New hotel announced in business updates
Salem’s water supply is not likely to be affected by the construction of the Mountain Valley Pipeline, according to the man in charge of the city’s water and sewer.
Larado Robinson, director of water and sewer, reassured Salem City Council in a work session before the regular meeting Tuesday night that the city has enough wells and treatment safeguards in place for Roanoke River water that even if there were runoff from construction of the gas pipeline construction Salem’s water would not be endangered.
“I really don’t see a problem at all and believe we can provide pretty good water to the citizens of Salem,” Robinson said. He was asked to reassure Council after many citizens concerned about the construction of the Mountain Valley Pipeline coming through the Roanoke Valley expressed concerns about possible pollution to Salem’s water sources.
The city has a 10-million-gallon-per-day water treatment plant on the banks of the Roanoke River next to Mill Lane. Sixty percent of the water comes from the river, with the rest from three current wells. Two more wells have been drilled, Robinson told Council and could be online within a couple of years.

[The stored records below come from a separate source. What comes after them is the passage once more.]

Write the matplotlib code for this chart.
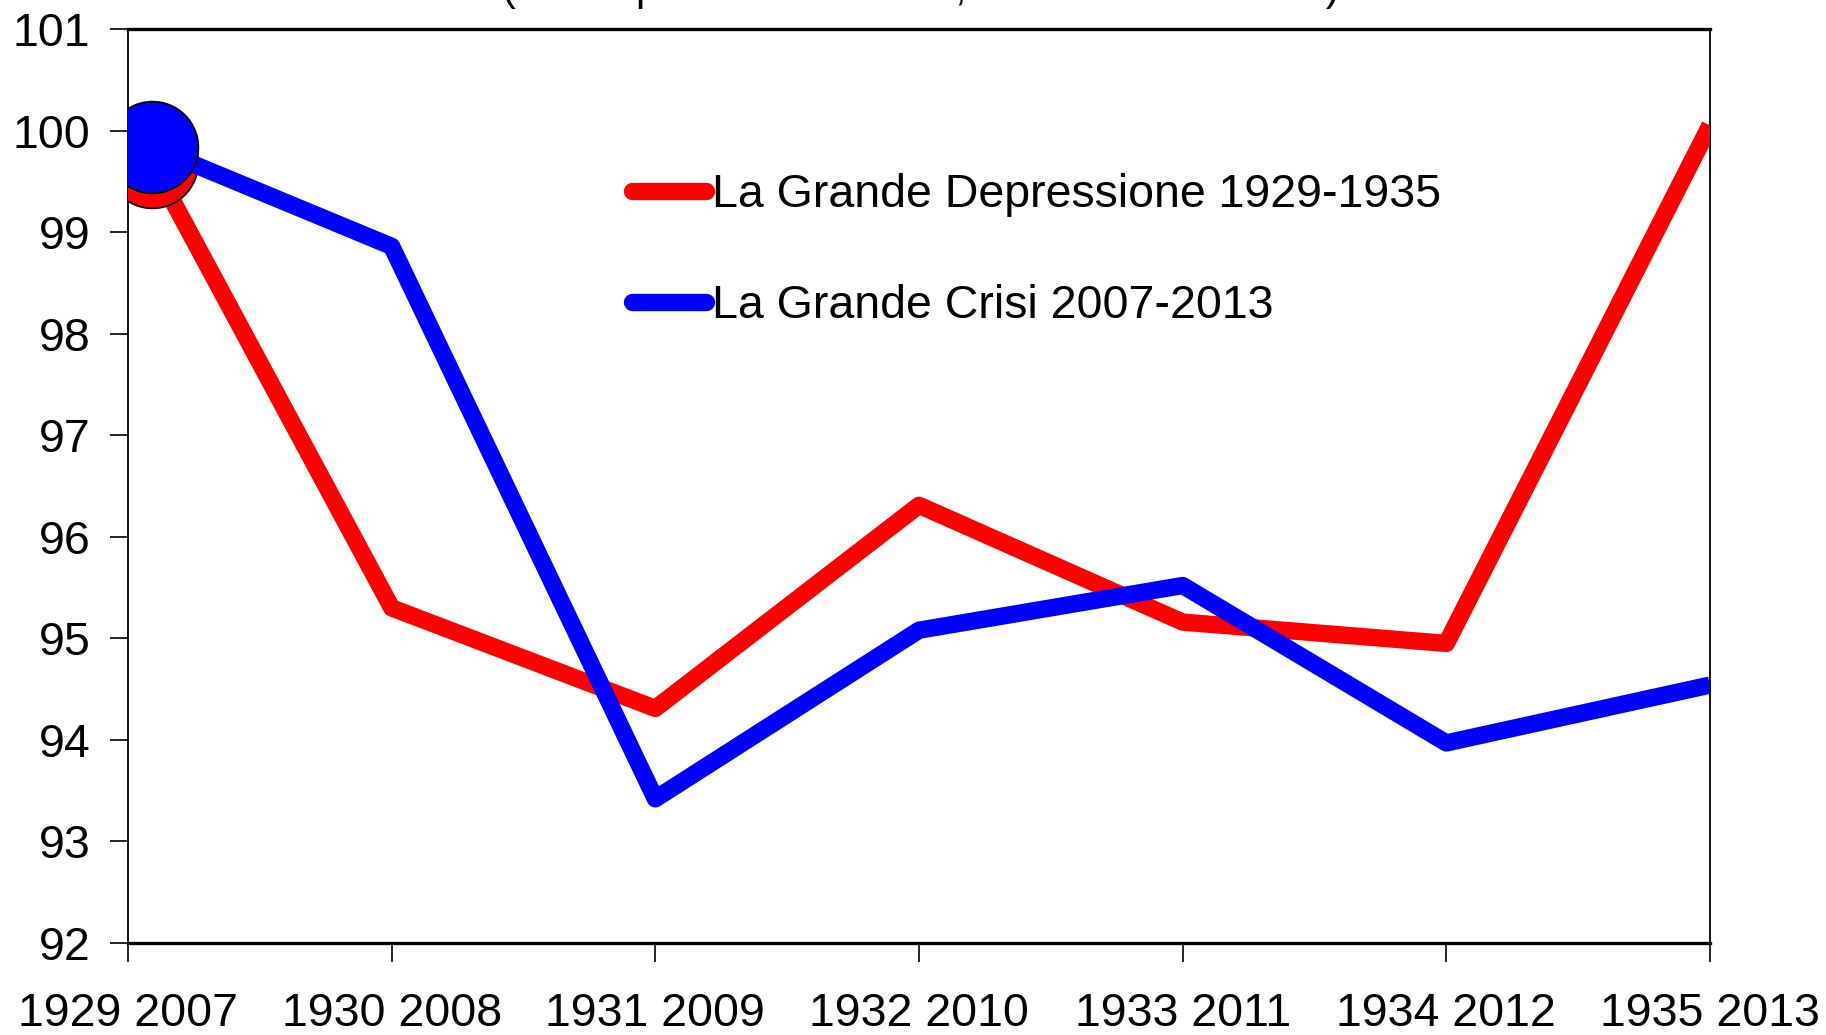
import matplotlib
matplotlib.use('Agg')
import matplotlib.pyplot as plt

plt.rcParams['font.family'] = ['Liberation Sans', 'DejaVu Sans']

# ── Data ────────────────────────────────────────────────────
LABELS   = ['1929 2007', '1930 2008', '1931 2009', '1932 2010',
            '1933 2011', '1934 2012', '1935 2013']
XPOS     = [0.09, 1, 2, 3, 4, 5, 6]
DEPRESS  = [99.69, 95.30, 94.31, 96.31, 95.16, 94.95, 100.05]
CRISI    = [99.84, 98.86, 93.42, 95.08, 95.52, 93.97, 94.54]
NAME_DEP = 'La Grande Depressione 1929-1935'
NAME_CRI = 'La Grande Crisi 2007-2013'
TITLE    = '(indice produzione totale, anno iniziale = 100)'
YTICKS   = list(range(92, 102))

RED  = '#ff0000'
BLUE = '#0000ff'
FS   = 33.5

W, H = 1826, 1035
fig = plt.figure(figsize=(W / 100, H / 100), dpi=100, facecolor='white')
ax = fig.add_axes([128 / W, 1 - 943 / H, (1710 - 128) / W, (943 - 29) / H])

for vals, col, name in [(DEPRESS, RED, NAME_DEP), (CRISI, BLUE, NAME_CRI)]:
    ax.plot(XPOS, vals, color=col, linewidth=12.5, label=name,
            solid_joinstyle='round', solid_capstyle='butt', zorder=3,
            marker='o', markevery=[0], markersize=66,
            markerfacecolor=col, markeredgecolor='black', markeredgewidth=1.3)

ax.set_xlim(0, 6)
ax.set_ylim(92, 101)
ax.set_xticks(range(len(LABELS)))
ax.set_xticklabels(LABELS, fontsize=FS)
ax.set_yticks(YTICKS)
ax.set_yticklabels([str(v) for v in YTICKS], fontsize=FS)
ax.tick_params(axis='x', direction='out', length=14, width=1.2, pad=21)
ax.tick_params(axis='y', direction='out', length=13, width=1.2, pad=14)

for side in ['top', 'bottom']:
    ax.spines[side].set_linewidth(2.4)
for side in ['left', 'right']:
    ax.spines[side].set_linewidth(1.3)

leg = ax.legend(loc='upper left', bbox_to_anchor=(632 / W, 1 - 173 / H),
                bbox_transform=fig.transFigure, frameon=False, fontsize=FS,
                handlelength=1.6, handletextpad=0.12, labelspacing=1.45,
                borderpad=0, borderaxespad=0)
for line in leg.get_lines():
    line.set_linewidth(12.5)
    line.set_solid_capstyle('round')
    line.set_marker('')

# title sits mostly above the canvas, only its descenders show
fig.text(921 / W, 1.0, TITLE, ha='center', va='baseline', fontsize=30)

plt.savefig('out.png', dpi=100, facecolor='white')
plt.close()
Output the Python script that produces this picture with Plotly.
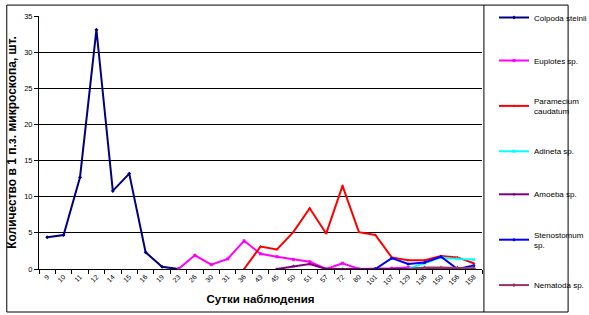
import plotly.graph_objects as go

days = ["9", "10", "11", "12", "14", "15", "16", "19", "23", "26", "30", "31", "36", "43",
        "45", "50", "51", "57", "72", "80", "101", "107", "129", "136", "150", "156", "158"]

colpoda = [4.4, 4.7, 12.7, 33.1, 10.8, 13.2, 2.3, 0.3, 0] + [None] * 18
euplotes = [None] * 8 + [0, 1.9, 0.6, 1.4, 3.9, 2.1, 1.7, 1.3, 1.0, 0, 0.8, 0, 0, 0.1, 0.2, 0, 0, 0, 0]
paramecium = [None] * 12 + [0, 3.1, 2.7, 5.1, 8.4, 4.9, 11.5, 5.1, 4.7, 1.6, 1.2, 1.2, 1.8, 1.6, 0.8]
adineta = [None] * 22 + [0, 0.8, 1.6, 1.4, 1.3]
amoeba = [None] * 14 + [0, 0.4, 0.7, 0, 0, 0, 0, 0, 0, 0, 0, 0, 0]
stenostomum = [None] * 20 + [0, 1.5, 0.7, 0.9, 1.7, 0, 0.5]
nematoda = [None] * 22 + [0, 0.2, 0.2, 0.2, 0.1]

series = [
    ("Colpoda steinii", colpoda, "#000080", "diamond"),
    ("Euplotes sp.", euplotes, "#FF00FF", "square"),
    ("Paramecium<br>caudatum", paramecium, "#FF0000", "triangle-up"),
    ("Adineta sp.", adineta, "#00FFFF", "x"),
    ("Amoeba sp.", amoeba, "#800080", "star"),
    ("Stenostomum<br>sp.", stenostomum, "#0000FF", "circle"),
    ("Nematoda sp.", nematoda, "#993366", "cross"),
]

fig = go.Figure()
for i, (name, vals, col, sym) in enumerate(series):
    fig.add_trace(go.Scatter(
        x=days, y=vals, name=name, mode="lines+markers",
        line=dict(color=col, width=2),
        marker=dict(color=col, size=3, symbol=sym),
        legendgroup=f"g{i}",
    ))

W, H = 589, 315
L, R, T, B = 37.5, 498, 14, 268.7
pw, ph = R - L, B - T

def px(x):
    return (x - L) / pw

def py(y):
    return (B - y) / ph

fig.update_layout(
    width=W, height=H,
    margin=dict(l=L, r=W - R, t=T, b=H - B, pad=0),
    paper_bgcolor="white", plot_bgcolor="white",
    font=dict(family="Liberation Sans, Arial, sans-serif", color="black", size=8),
    showlegend=True,
    legend=dict(
        xref="container", yref="container",
        x=494 / W, y=1 - 3 / H, xanchor="left", yanchor="top",
        font=dict(size=8), tracegroupgap=24, traceorder="grouped",
        bgcolor="rgba(0,0,0,0)", itemwidth=30, maxheight=312,
        borderwidth=0,
    ),
    shapes=[
        dict(type="rect", xref="paper", yref="paper",
             x0=px(4), x1=px(587.5), y0=py(312), y1=py(3),
             line=dict(color="black", width=1)),
        dict(type="line", xref="paper", yref="paper",
             x0=px(500), x1=px(500), y0=py(312), y1=py(3),
             line=dict(color="black", width=1)),
    ],
)

fig.update_xaxes(
    type="category", range=[-0.5, 26.5],
    showline=True, linecolor="black", linewidth=1,
    ticks="outside", ticklen=4, tickcolor="black", tickson="boundaries",
    tickangle=-45, tickfont=dict(size=7),
    showgrid=False, zeroline=False,
    title=dict(text="<b>Сутки наблюдения</b>", font=dict(size=11.5), standoff=9),
)
fig.update_yaxes(
    range=[0, 35], dtick=5, tick0=0,
    showline=True, linecolor="black", linewidth=1,
    ticks="outside", ticklen=4, tickcolor="black",
    showgrid=True, gridcolor="black", gridwidth=1,
    zeroline=False, tickfont=dict(size=7.5),
    title=dict(text="<b>Количество в 1 п.з. микроскопа, шт.</b>", font=dict(size=12), standoff=4),
)

fig.write_html("out.html")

“If we had to, our wells can produce enough water to sustain the city for a while,” Robinson added.
After heavy rains such as those in the last few weeks, there is more sediment in the river water, he said, and that water goes into pre-sedimentary areas for the mud to settle out. “We have the ability to add coagulates to attract pollutants,” Robinson explained, “but because our plant has been designed so well, we haven’t needed to.”
“Obviously, they aren’t harmful and don’t cause a bad taste to the water,” Mayor Randy Foley observed, and Robinson agreed.
“By the time water gets to our filtration, turbidity is below .1,” Robinson continued, and under state environmental regulations, all Salem has to get to is a .3.
“We have emergency plans if some chemical spill gets in the water,” Robinson said, adding that Salem meets the Department of Environmental Quality standards “before the water even hits the filters. Those guys work hard to make sure good water leaves the plant.”
Councilman James Martin observed, “It seems like we’re in pretty good shape.” And Councilmember Jane Johnson agreed. “This is greatly reassuring to all of us in this room, and we would like to get the word out.”
Robinson said an article about the water department’s work will be in the summer Salem magazine that will be printed and distributed soon, but is not specifically about potential pollution from the gas pipeline construction.
Council updated on new businesses coming
Also, during the work session Tuesday night, Economic Development Director Melinda Payne announced a new motel coming to Salem, and other business updates.
- avid hotels will locate a new 87-room hotel on a vacant lot on Wildwood Road in front of the Hampton Inn, off I-81 Exit 137. The “everyday travel” hotel which is part of the Holiday Inn family will be only the second in the state of Virginia, Payne said, and is being developed by Salem resident and entrepreneur Kirtesch Patel. “Hotels are always good revenue for us, with the Interstate,” Salem City Manager Kevin Boggess pointed out.
- Development of a plan to spotlight West Salem commercial areas, similar to the Downtown Salem Plan, will begin soon, Payne said. Brainstorming with a focus group of business owners and city staff has already given some ideas. “We’re trying to figure out how to let folks know about businesses to the west,” Payne said.
“We’re going to engage the folks out there to be part of the process,” Payne said. She expects to start reaching out to the community in late summer.
Other updates on new business and relocations were:
- El Rodeo – construction has started, with the foundation poured. The restaurant is moving from Wildwood Road to West Main Street near Hardee’s.
- Angell’s Diner – (in the former Shoney’s building on Wildwood Road) “is going to create a lot of synergy out there,” Payne said. The property has closed, and the owner has construction trailers on the site. The restaurant owner “has said he would like to be up and going by fall,” she said.
- Chestnut Manor Apartments renovations – hoping all work should be done by the end of June, and ready to start leasing, Payne said. The work on apartments on Chestnut Street near the CVS utilized state money available through state Historic Tax Credits. Rents will be $600-650 for 600-square-foot apartments.
- New looks – A historic-style Coca-Cola sign has been painted on the Diuguids Lane side of the Salem Antiques building;
- Mill Mountain Coffee’s new façade, done with assistance from the city’s façade grants for downtown, is completed, with new front and back entrance designs.
- MKB Realtors and Graham Thomas Construction have new façades.
Other downtown projects:
- Old Salem Theatre – cut new windows.
- Interior work is progressing on Muchacho Allegro (in the Old Salem Pizza), which is coming out of Lexington.
Payne said the city is working to develop a parking app for downtown so that customers coming to one of the downtown sports bars, for instance, could use it to local parking after 5 p.m., especially.
The Council meeting was held on Tuesday because of the Memorial Day holiday on the regular meeting date, Monday, May 28, when city offices were closed. During the Council meeting following the work session, Council unanimously passed the $78-million 2018-19 fiscal year budget on second reading, with no tax increases.